Кого буду возить? Кого в Кораблине вообще можно куда-то везти? Из Рязани и обратно? Так автобус бегает…
Дальнобойщиком если… Надо подумать, как устроиться в дальнобойщики, кого туда берут. Небось с улицы не попадешь. У нас же все через родню, поэтому у всех столько родни. Никаких других связей у людей нет. Либо вместе воевали, либо родня. А, забыл — еще бывает, что вместе сидели. Но этого обычно не любят вспоминать. Да и кто воевал вместе, тоже обычно не любят. Всякого же навидаешься.
По Никичу он, пожалуй, все-таки скучал, Никич иногда такое мог сказануть — сразу было ясно, что человек все понимает. Славка тоже был нормальный, очень нормальный человек. Но из тех, с кем не воевал, в дальнобойщики никто не сможет пристроить. У Славки, правда, были в Москве какие-то связи. Терки, варки. Может, пристроит. Но просить Славку — это уже совсем. Все-таки десять кэмэ на себе нес, хватит.
Он съел мороженое, купил еще одно, потом еще.
4
— Денег нет, — сказал начфин.
Это был типичный финик, то есть нормальный такой начфин, именно то, что и представляется при этом слове. Кир знал, конечно, что в финчасти не жухать невозможно, но у этого все было написано буквально на морде. И дальнейшую его тактику Кир тоже представлял прекрасно: сейчас он долго, в деталях будет расписывать, как ничего нет.

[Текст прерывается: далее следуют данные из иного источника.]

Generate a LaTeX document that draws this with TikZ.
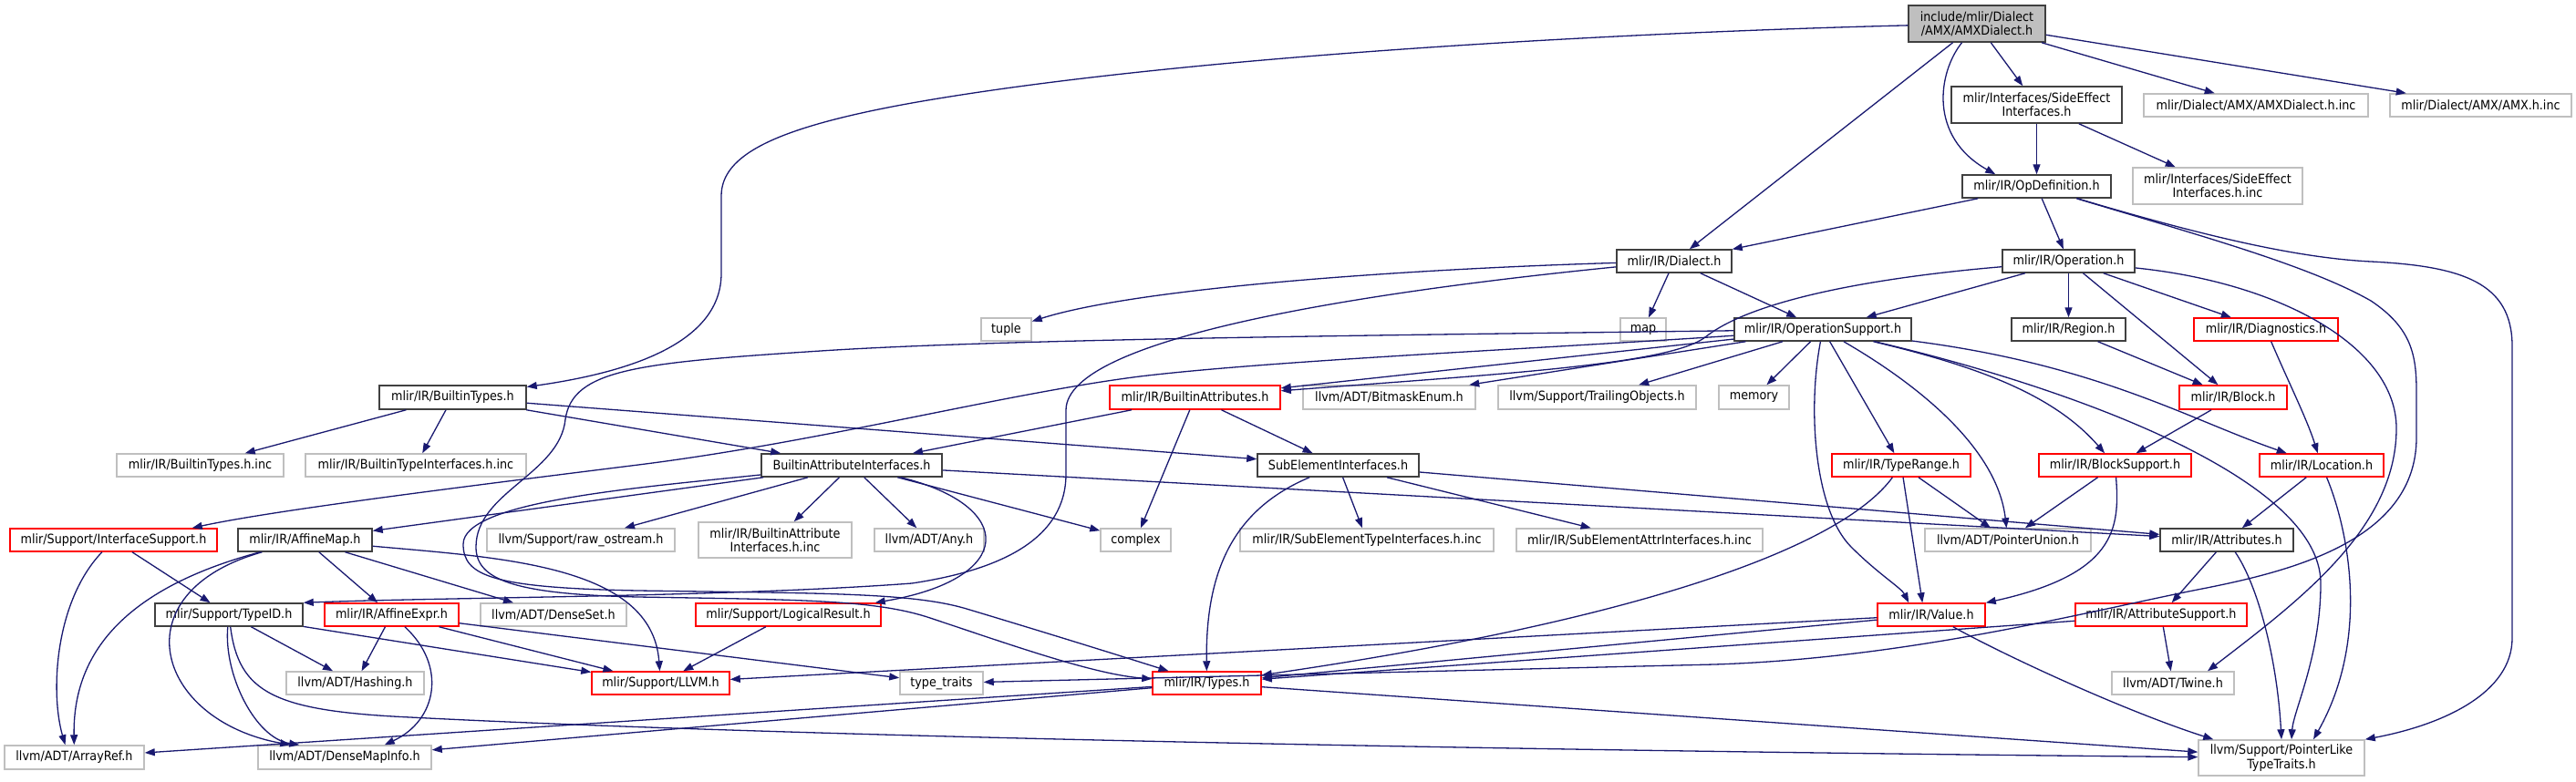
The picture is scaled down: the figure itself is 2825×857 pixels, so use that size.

Может, даже сам заведется от этого рассказа. А потом скажет: ну ладно. Есть, но… Примерно так вели себя все люди этого склада, Кир повидал их на гражданке достаточно: такими бывают продавцы, мясники, даже врачи. Этому майору, конечно, не в армии бы служить. Уютный, оплывший — кладовщик в чистом виде.
— Сам знаешь, — сказал начфин, — читал небось. У меня знаешь сколько выдач? Я сегодня одних смертных сколько выдаю. Ты сам пойми. Смертные — это же важней боевых, так? Ты живой, так? А тут людей убило, я их родне выдать должен. Как я буду им в глаза смотреть?
— Не знаю, — сказал Кир. — А вы не смотрите, товарищ майор.
— Ну вот! — Начфин принял это за одобрение своего образа действий. — Ты же понимаешь все. Где я возьму? Вырожу?
— Не выродите, товарищ майор, — сокрушенно сказал Кир.
— Короче так, — сказал начфин, придвинул бумажный лист и написал на нем: «10 000». — Вот без этой суммы получить можешь хоть сейчас. А с этой суммой — извини, ждать придется.
— Сколько ждать?
— А я знаю? — вскинулся начфин. — Когда будут, тогда будут. Я не знаю, куда они деньги девают. Тут люди гибнут, а они денег не дают.
— Да я не жадный. — сказал Кир. — Я хоть щас.
— Другой разговор, — сказал начфин совершенно другим, деловитым и бодрым голосом. — Иди к кассе, я подойду и скажу.
Из его кабинета был другой проход в кассу — сквозной. Кир вышел и по желтому унылому коридору направился к окошечку. Перед ним спокойно, безвольно свесив руки и придав лицам выражение бесконечного терпения, стояли четыре женщины и один немолодой прапорщик.
— За смертными не занимать! — крикнула кассирша.
А где тут других взять, подумал Кир. Бессмертных не бывает.
— Кириллов! — крикнула она.
Кир подошел к окну.
Женщины посмотрели на него с ненавистью, прапорщик — с собачьей завистью.
— Сумка есть? — спросила кассирша. — А то тут много.
На руки ему выдали новенькими пачками восемьдесят тысяч рублей. Он никогда не держал в руках таких денег. Кир застегнул сумку и отошел от окошка.